## Data
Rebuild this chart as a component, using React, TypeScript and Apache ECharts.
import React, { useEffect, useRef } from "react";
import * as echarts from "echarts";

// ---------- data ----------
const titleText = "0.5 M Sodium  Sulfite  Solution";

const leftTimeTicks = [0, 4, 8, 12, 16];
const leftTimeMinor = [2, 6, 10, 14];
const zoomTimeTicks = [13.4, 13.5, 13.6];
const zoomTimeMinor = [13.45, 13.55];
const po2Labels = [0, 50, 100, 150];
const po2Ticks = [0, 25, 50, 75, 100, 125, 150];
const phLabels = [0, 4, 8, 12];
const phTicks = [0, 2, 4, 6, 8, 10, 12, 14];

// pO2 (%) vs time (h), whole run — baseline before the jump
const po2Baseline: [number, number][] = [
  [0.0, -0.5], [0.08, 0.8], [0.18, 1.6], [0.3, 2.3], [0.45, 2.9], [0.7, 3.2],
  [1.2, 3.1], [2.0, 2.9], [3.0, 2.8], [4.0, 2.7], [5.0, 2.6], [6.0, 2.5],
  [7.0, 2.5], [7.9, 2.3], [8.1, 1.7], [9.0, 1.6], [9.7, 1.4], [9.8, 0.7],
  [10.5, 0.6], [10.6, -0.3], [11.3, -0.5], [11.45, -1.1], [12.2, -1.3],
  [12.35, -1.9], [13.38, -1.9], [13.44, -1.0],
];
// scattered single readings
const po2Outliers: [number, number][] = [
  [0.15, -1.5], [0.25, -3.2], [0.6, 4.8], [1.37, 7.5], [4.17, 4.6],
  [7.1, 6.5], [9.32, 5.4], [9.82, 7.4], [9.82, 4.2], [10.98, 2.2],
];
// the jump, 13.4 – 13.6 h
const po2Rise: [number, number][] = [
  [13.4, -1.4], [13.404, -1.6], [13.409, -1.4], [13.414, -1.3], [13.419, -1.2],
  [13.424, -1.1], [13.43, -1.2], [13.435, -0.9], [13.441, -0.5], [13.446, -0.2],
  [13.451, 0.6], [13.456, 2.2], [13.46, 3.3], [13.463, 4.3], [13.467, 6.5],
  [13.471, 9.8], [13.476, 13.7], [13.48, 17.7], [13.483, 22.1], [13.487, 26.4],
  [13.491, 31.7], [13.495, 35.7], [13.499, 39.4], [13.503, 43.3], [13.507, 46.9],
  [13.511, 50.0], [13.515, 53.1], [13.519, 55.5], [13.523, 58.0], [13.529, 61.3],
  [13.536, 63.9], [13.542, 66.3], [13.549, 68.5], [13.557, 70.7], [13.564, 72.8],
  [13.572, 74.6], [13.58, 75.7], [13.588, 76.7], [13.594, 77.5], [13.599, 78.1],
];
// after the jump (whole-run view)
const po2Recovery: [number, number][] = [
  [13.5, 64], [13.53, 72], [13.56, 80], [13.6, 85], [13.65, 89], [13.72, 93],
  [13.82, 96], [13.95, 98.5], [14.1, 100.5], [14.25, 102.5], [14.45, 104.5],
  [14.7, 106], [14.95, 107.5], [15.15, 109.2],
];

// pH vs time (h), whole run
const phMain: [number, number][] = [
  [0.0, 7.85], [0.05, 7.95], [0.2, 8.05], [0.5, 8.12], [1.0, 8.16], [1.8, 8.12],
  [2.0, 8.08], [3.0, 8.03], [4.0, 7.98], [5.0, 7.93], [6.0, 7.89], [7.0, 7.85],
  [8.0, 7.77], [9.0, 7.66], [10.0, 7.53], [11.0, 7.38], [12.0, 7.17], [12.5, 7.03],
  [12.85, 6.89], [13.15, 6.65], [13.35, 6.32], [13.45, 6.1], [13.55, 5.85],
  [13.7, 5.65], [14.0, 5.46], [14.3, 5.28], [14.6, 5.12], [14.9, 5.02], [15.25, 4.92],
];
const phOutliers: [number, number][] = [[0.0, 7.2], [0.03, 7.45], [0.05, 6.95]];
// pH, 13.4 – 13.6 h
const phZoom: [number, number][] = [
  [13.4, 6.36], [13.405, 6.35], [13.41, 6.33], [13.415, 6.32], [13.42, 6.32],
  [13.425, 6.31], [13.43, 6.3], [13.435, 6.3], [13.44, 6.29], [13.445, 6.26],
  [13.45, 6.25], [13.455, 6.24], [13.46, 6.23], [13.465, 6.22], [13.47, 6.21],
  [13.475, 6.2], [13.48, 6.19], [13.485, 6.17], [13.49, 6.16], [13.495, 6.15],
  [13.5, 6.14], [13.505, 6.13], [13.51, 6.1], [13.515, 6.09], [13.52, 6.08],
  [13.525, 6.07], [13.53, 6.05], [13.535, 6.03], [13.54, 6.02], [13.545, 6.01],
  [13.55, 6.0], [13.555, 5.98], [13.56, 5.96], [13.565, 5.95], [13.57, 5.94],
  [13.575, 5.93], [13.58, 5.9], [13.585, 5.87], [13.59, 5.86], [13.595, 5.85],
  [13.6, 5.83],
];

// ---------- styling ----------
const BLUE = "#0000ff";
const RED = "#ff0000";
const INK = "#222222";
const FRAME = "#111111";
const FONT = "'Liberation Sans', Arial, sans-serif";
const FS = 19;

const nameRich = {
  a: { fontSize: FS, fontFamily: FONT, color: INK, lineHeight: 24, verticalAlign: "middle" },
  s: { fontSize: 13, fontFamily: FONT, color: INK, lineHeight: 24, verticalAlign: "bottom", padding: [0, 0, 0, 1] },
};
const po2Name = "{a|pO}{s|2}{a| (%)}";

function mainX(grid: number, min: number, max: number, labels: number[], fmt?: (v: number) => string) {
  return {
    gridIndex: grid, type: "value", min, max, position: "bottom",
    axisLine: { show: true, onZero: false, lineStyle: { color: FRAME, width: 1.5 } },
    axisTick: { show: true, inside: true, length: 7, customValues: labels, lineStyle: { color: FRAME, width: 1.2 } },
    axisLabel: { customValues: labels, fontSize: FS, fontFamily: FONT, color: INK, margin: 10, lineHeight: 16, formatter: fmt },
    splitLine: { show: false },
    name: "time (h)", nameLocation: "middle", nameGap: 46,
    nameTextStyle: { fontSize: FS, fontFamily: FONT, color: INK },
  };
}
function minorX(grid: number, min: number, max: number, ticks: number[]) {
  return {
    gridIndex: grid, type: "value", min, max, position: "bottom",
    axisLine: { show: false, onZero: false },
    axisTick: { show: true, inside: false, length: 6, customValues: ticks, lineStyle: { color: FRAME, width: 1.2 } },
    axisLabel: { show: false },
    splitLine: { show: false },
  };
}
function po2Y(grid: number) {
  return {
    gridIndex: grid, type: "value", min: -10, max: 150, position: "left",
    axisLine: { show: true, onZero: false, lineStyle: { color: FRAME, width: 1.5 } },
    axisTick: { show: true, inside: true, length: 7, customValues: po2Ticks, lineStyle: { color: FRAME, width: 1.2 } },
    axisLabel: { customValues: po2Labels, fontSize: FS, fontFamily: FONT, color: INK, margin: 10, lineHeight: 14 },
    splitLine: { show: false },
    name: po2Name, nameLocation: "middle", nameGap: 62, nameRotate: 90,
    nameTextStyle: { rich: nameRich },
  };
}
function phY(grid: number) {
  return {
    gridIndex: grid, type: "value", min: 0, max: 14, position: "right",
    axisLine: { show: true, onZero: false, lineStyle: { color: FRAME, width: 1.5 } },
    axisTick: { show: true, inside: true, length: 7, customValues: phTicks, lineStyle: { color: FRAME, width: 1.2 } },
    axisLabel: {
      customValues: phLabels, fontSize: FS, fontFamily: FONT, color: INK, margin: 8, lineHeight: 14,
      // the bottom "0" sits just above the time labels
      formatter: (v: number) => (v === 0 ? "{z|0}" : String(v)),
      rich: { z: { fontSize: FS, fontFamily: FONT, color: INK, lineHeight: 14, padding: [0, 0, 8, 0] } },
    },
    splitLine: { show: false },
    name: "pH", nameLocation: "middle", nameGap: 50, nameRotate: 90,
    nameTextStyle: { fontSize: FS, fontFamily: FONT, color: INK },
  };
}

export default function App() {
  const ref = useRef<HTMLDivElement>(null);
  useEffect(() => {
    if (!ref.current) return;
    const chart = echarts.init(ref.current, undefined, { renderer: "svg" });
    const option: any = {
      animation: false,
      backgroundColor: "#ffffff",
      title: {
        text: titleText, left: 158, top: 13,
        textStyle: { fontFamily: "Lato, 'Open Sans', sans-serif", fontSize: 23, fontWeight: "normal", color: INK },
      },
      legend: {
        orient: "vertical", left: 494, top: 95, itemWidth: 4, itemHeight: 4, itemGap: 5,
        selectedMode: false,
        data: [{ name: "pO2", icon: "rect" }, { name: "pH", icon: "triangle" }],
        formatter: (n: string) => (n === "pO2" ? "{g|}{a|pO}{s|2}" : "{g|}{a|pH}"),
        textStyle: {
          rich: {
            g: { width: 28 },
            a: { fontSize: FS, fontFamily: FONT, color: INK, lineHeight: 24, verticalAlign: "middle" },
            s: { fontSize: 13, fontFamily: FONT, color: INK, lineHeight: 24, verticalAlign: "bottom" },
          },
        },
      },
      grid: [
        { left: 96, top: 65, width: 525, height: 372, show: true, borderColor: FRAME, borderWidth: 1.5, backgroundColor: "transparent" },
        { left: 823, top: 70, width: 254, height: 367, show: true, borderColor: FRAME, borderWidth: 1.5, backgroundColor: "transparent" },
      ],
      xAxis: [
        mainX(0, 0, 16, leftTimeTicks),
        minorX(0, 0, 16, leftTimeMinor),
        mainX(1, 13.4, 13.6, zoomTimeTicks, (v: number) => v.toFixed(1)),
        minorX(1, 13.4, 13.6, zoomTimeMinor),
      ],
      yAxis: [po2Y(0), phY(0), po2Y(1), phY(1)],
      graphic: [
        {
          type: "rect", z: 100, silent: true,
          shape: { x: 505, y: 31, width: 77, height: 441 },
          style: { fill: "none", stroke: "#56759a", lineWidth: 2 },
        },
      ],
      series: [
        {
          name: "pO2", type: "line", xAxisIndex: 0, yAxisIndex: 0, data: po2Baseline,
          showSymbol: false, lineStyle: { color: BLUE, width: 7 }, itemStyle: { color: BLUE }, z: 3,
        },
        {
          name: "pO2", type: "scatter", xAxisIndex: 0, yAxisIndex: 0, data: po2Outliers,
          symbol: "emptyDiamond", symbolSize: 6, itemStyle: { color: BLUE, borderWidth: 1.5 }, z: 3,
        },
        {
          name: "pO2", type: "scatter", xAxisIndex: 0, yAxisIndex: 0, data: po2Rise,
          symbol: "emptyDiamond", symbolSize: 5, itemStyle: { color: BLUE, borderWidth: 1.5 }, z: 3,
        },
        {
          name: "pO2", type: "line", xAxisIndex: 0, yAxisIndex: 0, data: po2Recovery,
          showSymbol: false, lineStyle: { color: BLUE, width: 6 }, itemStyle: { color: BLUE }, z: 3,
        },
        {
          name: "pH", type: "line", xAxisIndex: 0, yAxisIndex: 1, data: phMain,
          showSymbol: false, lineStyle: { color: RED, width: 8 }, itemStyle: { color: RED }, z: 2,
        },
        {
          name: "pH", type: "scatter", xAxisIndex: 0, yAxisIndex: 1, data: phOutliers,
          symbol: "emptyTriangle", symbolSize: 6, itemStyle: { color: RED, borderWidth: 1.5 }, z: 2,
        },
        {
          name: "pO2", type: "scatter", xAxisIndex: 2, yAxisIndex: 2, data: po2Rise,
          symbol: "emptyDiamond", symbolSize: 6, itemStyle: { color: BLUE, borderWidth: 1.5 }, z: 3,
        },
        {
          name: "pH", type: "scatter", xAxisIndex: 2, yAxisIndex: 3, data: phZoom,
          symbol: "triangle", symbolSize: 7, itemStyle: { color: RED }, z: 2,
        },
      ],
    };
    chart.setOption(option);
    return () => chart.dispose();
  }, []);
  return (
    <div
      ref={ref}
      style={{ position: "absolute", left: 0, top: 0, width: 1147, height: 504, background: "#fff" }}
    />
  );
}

## Exercise requirements
Quote exactly the opening line of the material above and every line after it, up to and including the line that contains "const phTicks = [0, 2, 4, 6, 8, 10, 12, 14];".

## Output of the task
Rebuild this chart as a component, using React, TypeScript and Apache ECharts.
import React, { useEffect, useRef } from "react";
import * as echarts from "echarts";

// ---------- data ----------
const titleText = "0.5 M Sodium  Sulfite  Solution";

const leftTimeTicks = [0, 4, 8, 12, 16];
const leftTimeMinor = [2, 6, 10, 14];
const zoomTimeTicks = [13.4, 13.5, 13.6];
const zoomTimeMinor = [13.45, 13.55];
const po2Labels = [0, 50, 100, 150];
const po2Ticks = [0, 25, 50, 75, 100, 125, 150];
const phLabels = [0, 4, 8, 12];
const phTicks = [0, 2, 4, 6, 8, 10, 12, 14];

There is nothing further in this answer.